A list of masked regions within a Sequence.

Prodigal and Pyrodigal support masking regions containing unknown nucleotides to prevent genes to be predicting across them. This collection allows storing the coordinates of the masked regions in a more compact way than a plain bitmap masking each position.

Note

Pyrodigal also improves the logic used for region masking: in Prodigal, every time a gene is found, all the masks from the sequence are tested to see if the gene intersects with any of them. However, since gene extraction happens sequentially, sorting the masks once allows to bypass the full scan, saving some time for sequences with a lot of unknown regions.

__init__(*args, **kwargs)
clear()

Remove all masks from the list.

copy()

Return a copy of this list of masks.

class pyrodigal.Mask

The coordinates of a masked region.

Hint

The region indices follow the Python slice convention: start-inclusive, end-exclusive. This allows the original sequence to be indexed by the mask start and end coordinates easily.

Changed in version 2.0.0: Change end coordinate to be exclusive.

intersects(begin, end)

Check whether the mask intersects a range of sequence coordinates.

Parameters:
  • begin (int) – The rightmost coordinate of the region to check for intersection (inclusive).

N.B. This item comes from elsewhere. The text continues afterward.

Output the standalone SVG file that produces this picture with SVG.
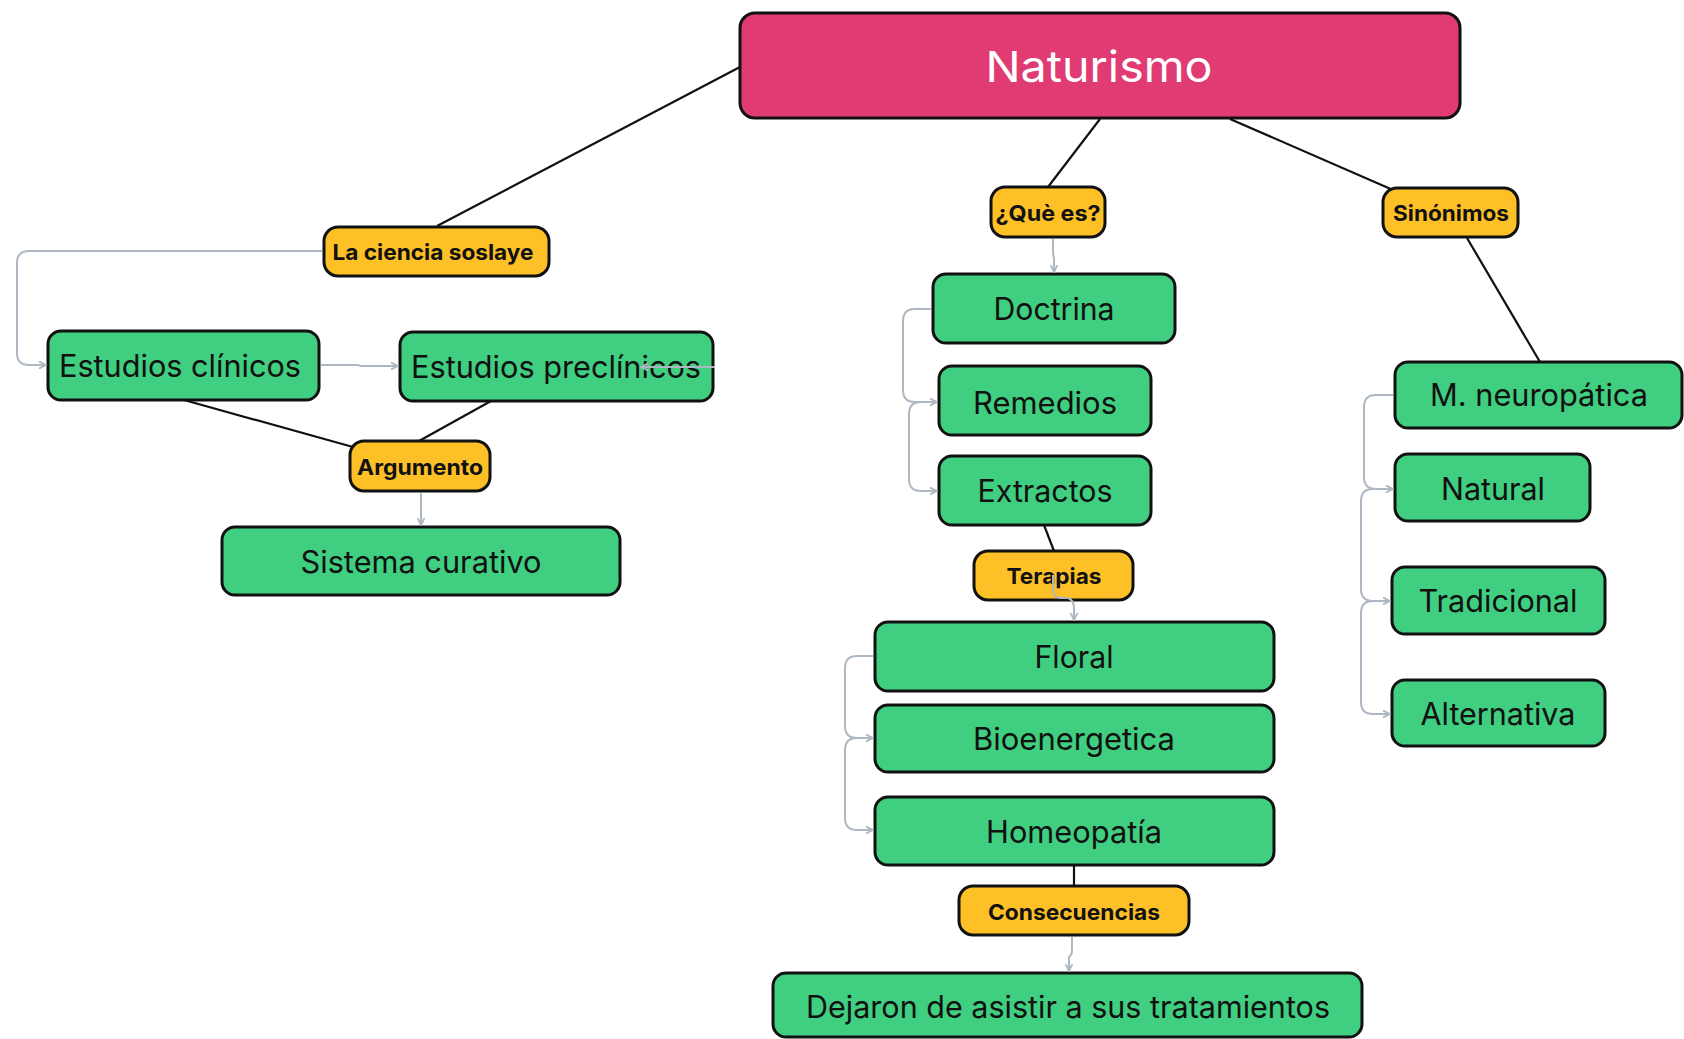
<svg xmlns="http://www.w3.org/2000/svg" width="1684" height="1039" viewBox="0 0 1684 1039">
<style>
.root{fill:#E03B72;stroke:#111;stroke-width:3}
.lnk{fill:#FDC026;stroke:#111;stroke-width:3}
.nd{fill:#40CE80;stroke:#111;stroke-width:3}
.t{font-family:Inter,"Noto Sans","Liberation Sans",sans-serif;text-anchor:middle;fill:#111}
.tr{font-size:43px;fill:#fff}
.tl{font-size:22px;font-weight:700}
.tn{font-size:31px}
.bl{stroke:#111;stroke-width:2.2;fill:none}
.gl{stroke:#AEB8C2;stroke-width:2;fill:none;marker-end:url(#ar)}
</style>
<defs>
<marker id="ar" viewBox="0 0 10 10" refX="9" refY="5" markerWidth="9" markerHeight="9" orient="auto" markerUnits="userSpaceOnUse">
<path d="M2,1.5 L9,5 L2,8.5" fill="none" stroke="#AEB8C2" stroke-width="2" stroke-linecap="round" stroke-linejoin="round"/>
</marker>
</defs>
<rect width="1684" height="1039" fill="#fff"/>
<g id="black-connectors">
<line class="bl" x1="740" y1="67" x2="437" y2="226"/>
<line class="bl" x1="1100" y1="119" x2="1048" y2="187"/>
<line class="bl" x1="1230" y1="119" x2="1393" y2="190"/>
<line class="bl" x1="1467" y1="238" x2="1540" y2="362"/>
<line class="bl" x1="184" y1="400" x2="353" y2="447"/>
<line class="bl" x1="491" y1="401" x2="419" y2="441"/>
<line class="bl" x1="1044" y1="525" x2="1054" y2="551"/>
<line class="bl" x1="1074" y1="865" x2="1074" y2="886"/>
</g>
<g id="naturismo"><rect class="root" x="740" y="13" width="720" height="105" rx="15"/><text class="t tr" x="1099" y="82" textLength="227" lengthAdjust="spacingAndGlyphs">Naturismo</text></g>
<g id="la-ciencia-soslaye"><rect class="lnk" x="324" y="227" width="225" height="49" rx="14"/><text class="t tl" x="433" y="260" textLength="201" lengthAdjust="spacingAndGlyphs">La ciencia soslaye</text></g>
<g id="argumento"><rect class="lnk" x="350" y="441" width="140" height="50" rx="14"/><text class="t tl" x="420" y="475" textLength="126" lengthAdjust="spacingAndGlyphs">Argumento</text></g>
<g id="que-es"><rect class="lnk" x="991" y="187" width="114" height="50" rx="14"/><text class="t tl" x="1048" y="221" textLength="105" lengthAdjust="spacingAndGlyphs">¿Què es?</text></g>
<g id="sinonimos"><rect class="lnk" x="1383" y="188" width="135" height="49" rx="14"/><text class="t tl" x="1451" y="221" textLength="116" lengthAdjust="spacingAndGlyphs">Sinónimos</text></g>
<g id="terapias"><rect class="lnk" x="974" y="551" width="159" height="49" rx="14"/><text class="t tl" x="1054" y="584" textLength="95" lengthAdjust="spacingAndGlyphs">Terapias</text></g>
<g id="consecuencias"><rect class="lnk" x="959" y="886" width="230" height="49" rx="14"/><text class="t tl" x="1074" y="920" textLength="172" lengthAdjust="spacingAndGlyphs">Consecuencias</text></g>
<g id="estudios-clinicos"><rect class="nd" x="48" y="331" width="271" height="69" rx="13"/><text class="t tn" x="180" y="377" textLength="242" lengthAdjust="spacingAndGlyphs">Estudios clínicos</text></g>
<g id="estudios-preclinicos"><rect class="nd" x="400" y="332" width="313" height="69" rx="13"/><text class="t tn" x="556" y="378" textLength="290" lengthAdjust="spacingAndGlyphs">Estudios preclínicos</text></g>
<g id="sistema-curativo"><rect class="nd" x="222" y="527" width="398" height="68" rx="13"/><text class="t tn" x="421" y="573" textLength="241" lengthAdjust="spacingAndGlyphs">Sistema curativo</text></g>
<g id="doctrina"><rect class="nd" x="933" y="274" width="242" height="69" rx="13"/><text class="t tn" x="1054" y="320" textLength="121" lengthAdjust="spacingAndGlyphs">Doctrina</text></g>
<g id="remedios"><rect class="nd" x="939" y="366" width="212" height="69" rx="13"/><text class="t tn" x="1045" y="414" textLength="144" lengthAdjust="spacingAndGlyphs">Remedios</text></g>
<g id="extractos"><rect class="nd" x="939" y="456" width="212" height="69" rx="13"/><text class="t tn" x="1045" y="502" textLength="135" lengthAdjust="spacingAndGlyphs">Extractos</text></g>
<g id="floral"><rect class="nd" x="875" y="622" width="399" height="69" rx="13"/><text class="t tn" x="1074" y="668" textLength="79" lengthAdjust="spacingAndGlyphs">Floral</text></g>
<g id="bioenergetica"><rect class="nd" x="875" y="705" width="399" height="67" rx="13"/><text class="t tn" x="1074" y="750" textLength="202" lengthAdjust="spacingAndGlyphs">Bioenergetica</text></g>
<g id="homeopatia"><rect class="nd" x="875" y="797" width="399" height="68" rx="13"/><text class="t tn" x="1074" y="843" textLength="176" lengthAdjust="spacingAndGlyphs">Homeopatía</text></g>
<g id="dejaron"><rect class="nd" x="773" y="973" width="589" height="64" rx="13"/><text class="t tn" x="1068" y="1018" textLength="524" lengthAdjust="spacingAndGlyphs">Dejaron de asistir a sus tratamientos</text></g>
<g id="m-neuropatica"><rect class="nd" x="1395" y="362" width="287" height="66" rx="13"/><text class="t tn" x="1539" y="406" textLength="218" lengthAdjust="spacingAndGlyphs">M. neuropática</text></g>
<g id="natural"><rect class="nd" x="1395" y="454" width="195" height="67" rx="13"/><text class="t tn" x="1493" y="500" textLength="104" lengthAdjust="spacingAndGlyphs">Natural</text></g>
<g id="tradicional"><rect class="nd" x="1392" y="567" width="213" height="67" rx="13"/><text class="t tn" x="1498" y="612" textLength="159" lengthAdjust="spacingAndGlyphs">Tradicional</text></g>
<g id="alternativa"><rect class="nd" x="1392" y="680" width="213" height="66" rx="13"/><text class="t tn" x="1498" y="725" textLength="155" lengthAdjust="spacingAndGlyphs">Alternativa</text></g>
<g id="connectors">
<path class="gl" d="M322,251 H29 Q17,251 17,263 V353 Q17,365 29,365 H46"/>
<path class="gl" d="M321,365 H358 L361,366 H398"/>
<path class="gl" d="M715,367 H641"/>
<path class="gl" d="M421,493 V525"/>
<path class="gl" d="M1053,239 V250 Q1053,256 1054,258 V272"/>
<path class="gl" d="M931,309 H915 Q903,309 903,321 V390 Q903,402 915,402 H937"/>
<path class="gl" d="M937,402 H921 Q909,402 909,414 V479 Q909,491 921,491 H937"/>
<path class="gl" d="M1053,575 V590 Q1053,597 1060,598 H1068 Q1074,600 1074,608 V620"/>
<path class="gl" d="M873,656 H857 Q845,656 845,668 V726 Q845,738 857,738 H873"/>
<path class="gl" d="M873,738 H857 Q845,738 845,750 V818 Q845,830 857,830 H873"/>
<path class="gl" d="M1072,937 V950 Q1072,955 1069,957 V971"/>
<path class="gl" d="M1393,395 H1376 Q1364,395 1364,407 V477 Q1364,489 1376,489 H1393"/>
<path class="gl" d="M1393,489 H1373 Q1361,489 1361,501 V589 Q1361,601 1373,601 H1390"/>
<path class="gl" d="M1390,601 H1373 Q1361,601 1361,613 V702 Q1361,714 1373,714 H1390"/>
</g>
</svg>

  • end (int) – The leftmost coordinate of the region to check for intersection (exclusive).

Example

>>> mask = pyrodigal.Mask(3, 5)
>>> mask.intersects(2, 5)
True
>>> mask.intersects(1, 4)
True
>>> mask.intersects(1, 3)  # range end is exclusive
False
>>> mask.intersects(5, 7)  # mask end is exclusive
False
begin

The leftmost coordinate of the masked region.

Type:

int

end

The rightmost coordinate of the masked region, exclusive.

Type:

int